Born in Lima, Peru in 1954, Testino attended an American Catholic School there. His father worked in the oil business and when he had to travel abroad — to New York, for instance — he took his son along as a translator. “There,” Testino says, “I was allowed to find presents for the family back home, and started shopping for clothes. First for my brothers and sisters, but also for myself.”

“At the end,” he confesses, “a little bit more for myself. I think this is where my love for fashion began.”

Tenderly, he speaks of the generosity of his parents who have allowed him to follow his dreams. His father taught him an important lesson: “Don’t live your life, doing a job you don’t like five days a week, just to rest and enjoy a two-day weekend, find a job you love.” With this encouragement he moved to London at the end of the ’70s.

In London he went to photography school. It was his third study and found out he had skills and could combine it with his passion for fashion. Yet, it was hard to survive as a student in London and Testino worked on the side as a waiter. Most of his colleagues were aspiring actors and models without a portfolio, whom he helped, creating a portfolio of his own.

In the course of building up his portfolio, he realized he needed more equipment, such as lights. He shared the story in the auditorium of the MALBA yesterday: “I remember calling up the bank and just asking them for a loan. I did not have anything, but they granted it to me.” “Yes,” he adds, “it’s true it has to do with seduction and conviction. I am a fighter.”

Being able to seduce comes in quite handy in photography, especially when the goal is to sell fashion.
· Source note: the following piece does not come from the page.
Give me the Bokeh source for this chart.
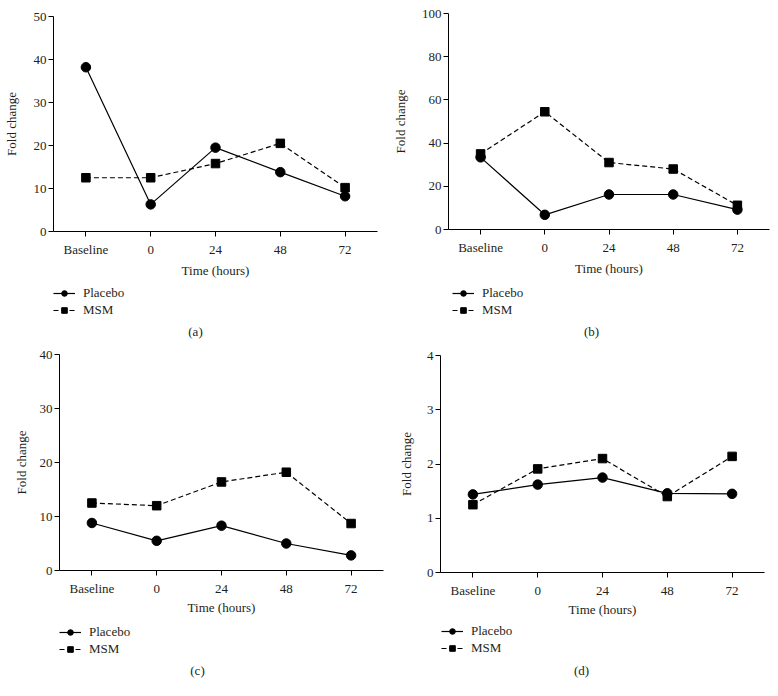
from bokeh.plotting import figure
from bokeh.models import Range1d, FixedTicker, Legend, LegendItem, Label, FactorRange
from bokeh.layouts import column, row
from bokeh.embed import file_html
from bokeh.resources import INLINE

categories = ["Baseline", "0", "24", "48", "72"]

placebo_a = [38.2, 6.3, 19.5, 13.8, 8.2]
msm_a = [12.5, 12.5, 15.8, 20.5, 10.2]
placebo_b = [33.4, 6.8, 16.2, 16.2, 9.2]
msm_b = [35.0, 54.5, 31.0, 28.0, 11.2]
placebo_c = [8.8, 5.5, 8.3, 5.0, 2.8]
msm_c = [12.5, 12.0, 16.4, 18.2, 8.7]
placebo_d = [1.44, 1.62, 1.75, 1.46, 1.45]
msm_d = [1.25, 1.91, 2.10, 1.40, 2.14]

y_max = [50, 100, 40, 4]
y_ticks = [[0, 10, 20, 30, 40, 50], [0, 20, 40, 60, 80, 100],
           [0, 10, 20, 30, 40], [0, 1, 2, 3, 4]]
panel_labels = ["(a)", "(b)", "(c)", "(d)"]
series_names = ["Placebo", "MSM"]
x_title = "Time (hours)"
y_title = "Fold change"

placebo_all = [placebo_a, placebo_b, placebo_c, placebo_d]
msm_all = [msm_a, msm_b, msm_c, msm_d]

# per-panel layout (pixels)
layout = [
    dict(h=280, l=52, r=12, t=16, b=48, ys=12, xs=3, lh=60, lx=0, ly=22, cx=142, cy=9),
    dict(h=280, l=52, r=9, t=13, b=51, ys=11, xs=3, lh=60, lx=4, ly=22, cx=143, cy=9),
    dict(h=280, l=59, r=6, t=14, b=50, ys=8, xs=1, lh=76, lx=0, ly=39, cx=138, cy=26),
    dict(h=280, l=51, r=14, t=15, b=48, ys=10, xs=1, lh=76, lx=1, ly=40, cx=141, cy=26),
]
W = 389

FONT = "Liberation Serif"
TXT = "#231f20"


def style_fig(p):
    p.xgrid.visible = False
    p.ygrid.visible = False
    p.outline_line_color = None
    p.background_fill_color = "white"
    p.border_fill_color = "white"


def add_series(p, i, visible=True):
    lp = p.line(categories, placebo_all[i], line_color="black", line_width=1.2, visible=visible)
    sp = p.scatter(categories, placebo_all[i], marker="circle", size=9.5,
                   fill_color="black", line_color="black", visible=visible)
    lm = p.line(categories, msm_all[i], line_color="black", line_width=1.2,
                line_dash="5 3", visible=visible)
    sm = p.scatter(categories, msm_all[i], marker="square", size=8.5,
                   fill_color="black", line_color="black", visible=visible)
    return lp, sp, lm, sm


panels = []
for i in range(4):
    L = layout[i]
    p = figure(x_range=FactorRange(*categories), y_range=Range1d(0, y_max[i]),
               width=W, height=L["h"], min_border_left=L["l"], min_border_right=L["r"],
               min_border_top=L["t"], min_border_bottom=L["b"],
               output_backend="svg", toolbar_location=None, tools="")
    style_fig(p)
    add_series(p, i)

    for ax in (p.xaxis[0], p.yaxis[0]):
        ax.axis_line_color = "black"
        ax.axis_line_width = 1
        ax.major_tick_line_color = "black"
        ax.major_tick_out = 5
        ax.major_tick_in = 0
        ax.minor_tick_line_color = None
        ax.major_label_text_font = FONT
        ax.major_label_text_font_size = "13px"
        ax.major_label_text_color = TXT
        ax.axis_label_text_font = FONT
        ax.axis_label_text_font_size = "13px"
        ax.axis_label_text_font_style = "normal"
        ax.axis_label_text_color = TXT

    p.xaxis[0].axis_label = x_title
    p.xaxis[0].major_label_standoff = 5
    p.xaxis[0].axis_label_standoff = L["xs"]
    p.yaxis[0].axis_label = y_title
    p.yaxis[0].ticker = FixedTicker(ticks=y_ticks[i])
    p.yaxis[0].major_label_standoff = 2
    p.yaxis[0].axis_label_standoff = L["ys"]

    # legend / caption strip below the chart (its frame aligns with the chart frame)
    q = figure(x_range=FactorRange(*categories), y_range=Range1d(0, y_max[i]),
               width=W, height=L["lh"], min_border=0,
               x_axis_location=None, y_axis_location=None,
               output_backend="svg", toolbar_location=None, tools="")
    style_fig(q)
    lp, sp, lm, sm = add_series(q, i, visible=False)
    leg = Legend(items=[LegendItem(label=series_names[0], renderers=[lp, sp]),
                        LegendItem(label=series_names[1], renderers=[lm, sm])],
                 location=(L["lx"], L["ly"]), orientation="vertical",
                 padding=0, margin=0, spacing=1, glyph_width=22, glyph_height=14,
                 label_height=14, label_standoff=8, border_line_alpha=0,
                 background_fill_alpha=0, label_text_font=FONT,
                 label_text_font_size="13px", label_text_color=TXT,
                 click_policy="none")
    q.add_layout(leg)
    cap = Label(x=L["cx"], y=L["cy"], x_units="screen", y_units="screen",
                text=panel_labels[i], text_align="center", text_baseline="middle",
                text_font=FONT, text_font_size="13px", text_color=TXT)
    q.add_layout(cap)
    panels.append(column(p, q, spacing=0))

layout_obj = column(row(panels[0], panels[1], spacing=0),
                    row(panels[2], panels[3], spacing=0), spacing=0)
open("out.html", "w").write(file_html(layout_obj, INLINE))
Testino has worked for major labels such as Gucci, Dolce and Gabbana and Versace. He was therefore all the more surprised when he was asked to portray Princess Diana — a photo shoot that would change his life.

“To be honest,” he says, “I found it a problem, aside from an honour. I knew how to bring out the clothes in the most beautiful way, but did not consider myself a portrait photographer. How did I have to do this?” It so appeared it was about clothes; Princess Diana had invited him, as she was going to show and sell her dresses for a good cause. Not only did the shoot itself, and following this, requests from other European royals, mark Testino and his career, the gesture itself marked him too. He added the income of this photo shoot to the donation raised from selling the dresses and has not stopped philanthropy ever since.

Unfortunately, Princess Diana is not represented in the exhibition. “It does not fit there,” says Manela Bach, part of the Mario Testino team. “Mario selected the photos himself. Together with the director of the Museum of Fine Arts in Boston, where this exhibition was before, they came up with the selection and mode of presentation. Big photos next to small ones, colour next to black and white, different frames, no frames, private pictures, advertising, fashion spreads. All mixed–up. It’s different and refreshing.”

It is bold and in your face. It is a lot. The position of the photographs all one next to the other, so close, makes it seem like a high quantity to take in. The photos are spotlit though, creating focus on each individual photograph, or celebrity, if you will. As if each photo is a shining object on a red carpet.

The exhibition is overwhelming. And fabulous at the same time. And it intends to be. Representing the overwhelming world of glamour, high fashion, fame and glitter. One may wonder about the “art-art” quality of the show, as MALBA president Eduardo Costantini puts it. He hereby refers to the line there is between high art and fashion photography.

Can photography intended to sell a product be considered art? The answer lies with the ingenuity of a concept or the boldness of a composition. The photographs may surprise the visitor, who is willing to look beyond the fame of the models and the brands.

Of course one can see the show in awe and desire to belong to this group of chosen people, who are glancing at you seductively. Yet, showing a fragrance being drunk with a straw, including Birmingham Palace guards in a photo shoot with Kate Moss, or focusing on the colour composition on the face of a model, lifts the majority of the photographs to a higher plane.

Costantini has no doubts and believes in Mario Testino, the artist. Bach confirms: “He creates as an artist. He does not work with just any model, make up artist or stylist, or at any given location, no, it is a work of delicate precision. He knows what he wants to create. Perhaps one could consider the people he works with as the colours on his palette.”

When and where

The exhibition In Your Face is on view until June 16 at MALBA, Fundación Costantini, Av. Figueroa Alcorta 3415. Thursday to Monday, including bank holidays, from 12 to 8pm. Closed on Tuesdays. Wednesdays from 12 to 9pm.